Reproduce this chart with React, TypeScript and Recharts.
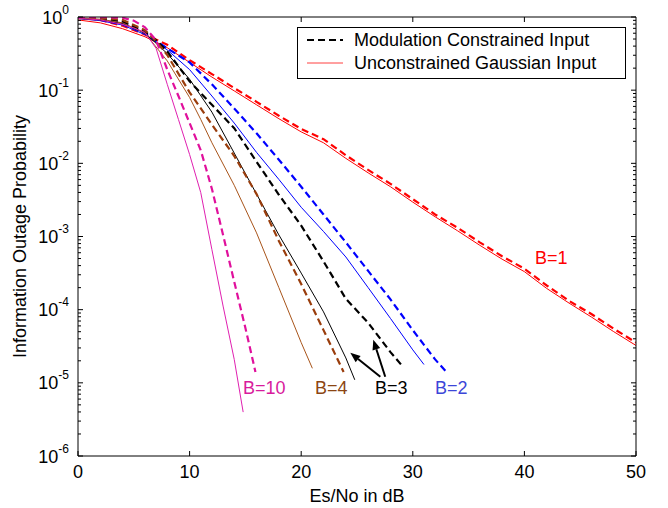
import React from 'react';
import { LineChart, Line, XAxis, YAxis, Legend, ReferenceLine, ReferenceDot } from 'recharts';

// ---- data (Es/No in dB, outage probability) ----
const snrB1 = [0, 2, 4, 6, 8, 10, 12, 14, 16, 18, 20, 22, 24, 26, 28, 30, 32, 34, 36, 38, 40, 42, 44, 46, 48, 50];
const b1Mod = [0.977, 0.912, 0.759, 0.575, 0.417, 0.257, 0.166, 0.107, 0.0692, 0.0447, 0.0295, 0.0214, 0.0129, 8.13e-3, 5.25e-3, 3.24e-3, 2.0e-3, 1.32e-3, 8.32e-4, 5.37e-4, 3.63e-4, 2.14e-4, 1.32e-4, 8.71e-5, 5.5e-5, 3.55e-5];
const b1Gauss = [0.912, 0.832, 0.692, 0.537, 0.38, 0.24, 0.151, 0.0977, 0.0631, 0.0407, 0.0269, 0.0191, 0.0117, 7.41e-3, 4.79e-3, 2.95e-3, 1.86e-3, 1.2e-3, 7.59e-4, 4.9e-4, 3.31e-4, 1.95e-4, 1.23e-4, 7.94e-5, 5.01e-5, 3.24e-5];

const snrB2Mod = [0, 2, 4, 6, 7, 8, 10, 12, 14, 16, 18, 20, 22, 24, 26, 28, 30, 32, 33];
const b2Mod = [0.977, 0.933, 0.832, 0.603, 0.468, 0.372, 0.24, 0.12, 0.0562, 0.0257, 0.0112, 4.79e-3, 2.0e-3, 8.32e-4, 3.39e-4, 1.38e-4, 5.25e-5, 2.09e-5, 1.41e-5];
const snrB2Gauss = [0, 2, 4, 6, 8, 10, 12, 14, 16, 18, 20, 22, 24, 26, 28, 30, 31];
const b2Gauss = [0.955, 0.891, 0.776, 0.575, 0.355, 0.191, 0.0832, 0.0355, 0.0141, 6.03e-3, 2.51e-3, 1.17e-3, 5.25e-4, 2.0e-4, 7.59e-5, 2.82e-5, 1.78e-5];

const snrB3Mod = [0, 2, 4, 6, 7, 8, 10, 12, 14, 16, 18, 20, 22, 24, 26, 28, 29];
const b3Mod = [0.977, 0.955, 0.871, 0.631, 0.479, 0.339, 0.132, 0.0631, 0.0302, 0.0105, 3.72e-3, 1.41e-3, 4.57e-4, 1.41e-4, 6.61e-5, 2.63e-5, 1.74e-5];
const snrB3Gauss = [0, 2, 4, 6, 8, 10, 12, 14, 16, 18, 20, 22, 24, 24.8];
const b3Gauss = [0.955, 0.912, 0.813, 0.603, 0.316, 0.141, 0.0501, 0.0138, 3.8e-3, 1.05e-3, 3.16e-4, 9.33e-5, 2.19e-5, 1.1e-5];

const snrB4Mod = [0, 2, 4, 6, 7, 8, 10, 12, 14, 16, 18, 20, 22, 23.8];
const b4Mod = [0.995, 0.977, 0.912, 0.661, 0.468, 0.302, 0.0933, 0.0339, 0.0126, 3.8e-3, 8.71e-4, 2.24e-4, 5.25e-5, 1.41e-5];
const snrB4Gauss = [0, 2, 4, 6, 8, 10, 11, 12, 14, 16, 18, 20, 21];
const b4Gauss = [0.977, 0.933, 0.832, 0.603, 0.251, 0.0794, 0.0398, 0.0191, 5.01e-3, 1.12e-3, 2.0e-4, 3.55e-5, 1.58e-5];

const snrB10Mod = [0, 2, 4, 5, 6, 7, 8, 9, 10, 11, 12, 13, 14, 15, 15.9];
const b10Mod = [0.998, 0.998, 0.977, 0.891, 0.724, 0.479, 0.191, 0.0832, 0.0355, 0.0151, 4.47e-3, 1.05e-3, 2.4e-4, 5.62e-5, 1.41e-5];
const snrB10Gauss = [0, 2, 4, 5, 6, 7, 8, 9, 10, 11, 12, 13, 14, 14.8];
const b10Gauss = [0.955, 0.912, 0.794, 0.708, 0.617, 0.372, 0.12, 0.0398, 0.0132, 3.98e-3, 6.61e-4, 1.12e-4, 2.09e-5, 3.98e-6];

// ---- axis ticks ----
const xTicks = [0, 10, 20, 30, 40, 50];
const xTopTicks = [10, 20, 30, 40];
const yMajorTicks = [1e-6, 1e-5, 1e-4, 1e-3, 1e-2, 1e-1, 1];
const yMinorFactors = [2, 3, 4, 5, 6, 7, 8, 9];

// ---- annotations ----
const curveLabels = [
  { text: 'B=10', x: 16.7, y: 8.7e-6, color: '#d81b9c' },
  { text: 'B=4', x: 22.7, y: 8.7e-6, color: '#8b4513' },
  { text: 'B=3', x: 28.07, y: 8.7e-6, color: '#000000' },
  { text: 'B=2', x: 33.45, y: 8.7e-6, color: '#3c46d8' },
  { text: 'B=1', x: 42.4, y: 5.2e-4, color: '#ff0000' },
];
const arrows = [
  { from: { x: 27.09, y: 1.21e-5 }, to: { x: 24.4, y: 2.57e-5 } },
  { from: { x: 27.53, y: 1.21e-5 }, to: { x: 26.46, y: 3.88e-5 } },
];

const legendItems = [
  { label: 'Modulation Constrained Input', color: '#000000', dash: '7 4', width: 2 },
  { label: 'Unconstrained Gaussian Input', color: '#ff4040', dash: undefined, width: 1 },
];

const FONT = 'Liberation Sans, Arial, Helvetica, sans-serif';

const zip = (xs: number[], ys: number[]) => xs.map((x, i) => ({ x, y: ys[i] }));

const series = [
  { key: 'b1m', data: zip(snrB1, b1Mod), color: '#ff0000', dashed: true },
  { key: 'b1g', data: zip(snrB1, b1Gauss), color: '#ff0000', dashed: false },
  { key: 'b2m', data: zip(snrB2Mod, b2Mod), color: '#0000ff', dashed: true },
  { key: 'b2g', data: zip(snrB2Gauss, b2Gauss), color: '#0000ff', dashed: false },
  { key: 'b3m', data: zip(snrB3Mod, b3Mod), color: '#000000', dashed: true },
  { key: 'b3g', data: zip(snrB3Gauss, b3Gauss), color: '#000000', dashed: false },
  { key: 'b4m', data: zip(snrB4Mod, b4Mod), color: '#9a3d0c', dashed: true },
  { key: 'b4g', data: zip(snrB4Gauss, b4Gauss), color: '#a8541a', dashed: false },
  { key: 'b10m', data: zip(snrB10Mod, b10Mod), color: '#e0109c', dashed: true },
  { key: 'b10g', data: zip(snrB10Gauss, b10Gauss), color: '#e020b0', dashed: false },
];

const yTicks: number[] = [];
yMajorTicks.forEach((m) => {
  yTicks.push(m);
  if (m < 1) yMinorFactors.forEach((f) => yTicks.push(m * f));
});

const isMajor = (v: number) => {
  const l = Math.log10(v);
  return Math.abs(l - Math.round(l)) < 1e-6;
};

const LeftTick = (props: any) => {
  const { x, y, payload } = props;
  const v = payload.value;
  const major = isMajor(v);
  const exp = Math.round(Math.log10(v));
  return (
    <g>
      <line x1={x} y1={y} x2={x + (major ? 5 : 3)} y2={y} stroke="#000" strokeWidth={1} />
      {major && (
        <text x={x - 9} y={y + 6.5} textAnchor="end" fontSize={18} fontFamily={FONT} fill="#000">
          10
          <tspan dy={-10} fontSize={12}>{String(exp)}</tspan>
        </text>
      )}
    </g>
  );
};

const RightTick = (props: any) => {
  const { x, y, payload } = props;
  const major = isMajor(payload.value);
  return <line x1={x} y1={y} x2={x - (major ? 5 : 3)} y2={y} stroke="#000" strokeWidth={1} />;
};

const BottomTick = (props: any) => {
  const { x, y, payload } = props;
  return (
    <g>
      <line x1={x} y1={y} x2={x} y2={y - 5} stroke="#000" strokeWidth={1} />
      <text x={x} y={y + 22} textAnchor="middle" fontSize={18} fontFamily={FONT} fill="#000">
        {payload.value}
      </text>
    </g>
  );
};

const TopTick = (props: any) => {
  const { x, y } = props;
  return <line x1={x} y1={y} x2={x} y2={y + 5} stroke="#000" strokeWidth={1} />;
};

const YTitle = (props: any) => {
  const vb = props.viewBox || { x: 0, y: 17, width: 78, height: 439 };
  const cx = vb.x + 20;
  const cy = vb.y + vb.height / 2;
  return (
    <text x={cx} y={cy} transform={`rotate(-90 ${cx} ${cy})`} textAnchor="middle" dominantBaseline="central" fontSize={18} fontFamily={FONT} fill="#000">
      Information Outage Probability
    </text>
  );
};

const XTitle = (props: any) => {
  const vb = props.viewBox || { x: 78, y: 456, width: 558, height: 52 };
  return (
    <text x={vb.x + vb.width / 2} y={vb.y + 46} textAnchor="middle" fontSize={18} fontFamily={FONT} fill="#000">
      Es/No in dB
    </text>
  );
};

const ArrowShape = (props: any) => {
  const { x1, y1, x2, y2 } = props;
  if ([x1, y1, x2, y2].some((v) => v == null || isNaN(v))) return null;
  const dx = x2 - x1;
  const dy = y2 - y1;
  const len = Math.sqrt(dx * dx + dy * dy) || 1;
  const ux = dx / len;
  const uy = dy / len;
  const hl = 10;
  const hw = 4;
  const bx = x2 - ux * hl;
  const by = y2 - uy * hl;
  const pts = `${x2},${y2} ${bx - uy * hw},${by + ux * hw} ${bx + uy * hw},${by - ux * hw}`;
  return (
    <g>
      <line x1={x1} y1={y1} x2={bx} y2={by} stroke="#000" strokeWidth={2} />
      <polygon points={pts} fill="#000" />
    </g>
  );
};

const LegendBox = () => (
  <svg width={329} height={52} style={{ display: 'block' }}>
    <rect x={0.5} y={0.5} width={328} height={51} fill="#fff" stroke="#000" strokeWidth={1} />
    {legendItems.map((it, i) => (
      <g key={it.label}>
        <line x1={10} x2={46} y1={13 + i * 23} y2={13 + i * 23} stroke={it.color} strokeWidth={it.width} strokeDasharray={it.dash} />
        <text x={57} y={19 + i * 23} fontSize={18} fontFamily={FONT} fill="#000">
          {it.label}
        </text>
      </g>
    ))}
  </svg>
);

export default function App() {
  return (
    <div style={{ position: 'absolute', left: 0, top: 0, background: '#fff' }}>
      <LineChart width={668} height={508} margin={{ top: 0, right: 0, bottom: 0, left: 0 }}>
        <XAxis
          dataKey="x"
          type="number"
          domain={[0, 50]}
          ticks={xTicks}
          interval={0}
          allowDataOverflow
          height={52}
          tickSize={0}
          tickMargin={0}
          tick={BottomTick}
          axisLine={{ stroke: '#000', strokeWidth: 1 }}
          label={XTitle}
        />
        <XAxis
          xAxisId="top"
          orientation="top"
          dataKey="x"
          type="number"
          domain={[0, 50]}
          ticks={xTopTicks}
          interval={0}
          allowDataOverflow
          height={17}
          tickSize={0}
          tickMargin={0}
          tick={TopTick}
          axisLine={{ stroke: '#000', strokeWidth: 1 }}
        />
        <YAxis
          type="number"
          scale="log"
          domain={[1e-6, 1]}
          ticks={yTicks}
          interval={0}
          allowDataOverflow
          width={78}
          tickSize={0}
          tickMargin={0}
          tick={LeftTick}
          axisLine={{ stroke: '#000', strokeWidth: 1 }}
          label={YTitle}
        />
        <YAxis
          yAxisId="right"
          orientation="right"
          type="number"
          scale="log"
          domain={[1e-6, 1]}
          ticks={yTicks}
          interval={0}
          allowDataOverflow
          width={32}
          tickSize={0}
          tickMargin={0}
          tick={RightTick}
          axisLine={{ stroke: '#000', strokeWidth: 1 }}
        />
        {series.map((s) => (
          <Line
            key={s.key}
            data={s.data}
            dataKey="y"
            type="linear"
            stroke={s.color}
            strokeWidth={s.dashed ? 2.2 : 1}
            strokeDasharray={s.dashed ? '7 4' : undefined}
            dot={false}
            activeDot={false}
            isAnimationActive={false}
            legendType="none"
          />
        ))}
        {arrows.map((a, i) => (
          <ReferenceLine key={`arrow-${i}`} segment={[a.from, a.to]} shape={ArrowShape} ifOverflow="visible" />
        ))}
        {curveLabels.map((c) => (
          <ReferenceDot
            key={c.text}
            x={c.x}
            y={c.y}
            r={0}
            ifOverflow="visible"
            shape={(p: any) => (
              <text x={p.cx} y={p.cy + 6.5} textAnchor="middle" fontSize={18} fontFamily={FONT} fill={c.color}>
                {c.text}
              </text>
            )}
          />
        ))}
        <Legend
          layout="vertical"
          align="center"
          verticalAlign="middle"
          content={LegendBox}
          wrapperStyle={{ left: 297, top: 27, width: 329, height: 52, margin: 0, padding: 0 }}
        />
      </LineChart>
    </div>
  );
}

--*--

EXERCISE DESCRIPTION> Give again exactly the lines running from the beginning of the material above through the line that contains "Legend, ReferenceLine, ReferenceDot", and leave out every picture.

ANSWER TO THIS PROBLEM>
Reproduce this chart with React, TypeScript and Recharts.
import React from 'react';
import { LineChart, Line, XAxis, YAxis, Legend, ReferenceLine, ReferenceDot } from 'recharts';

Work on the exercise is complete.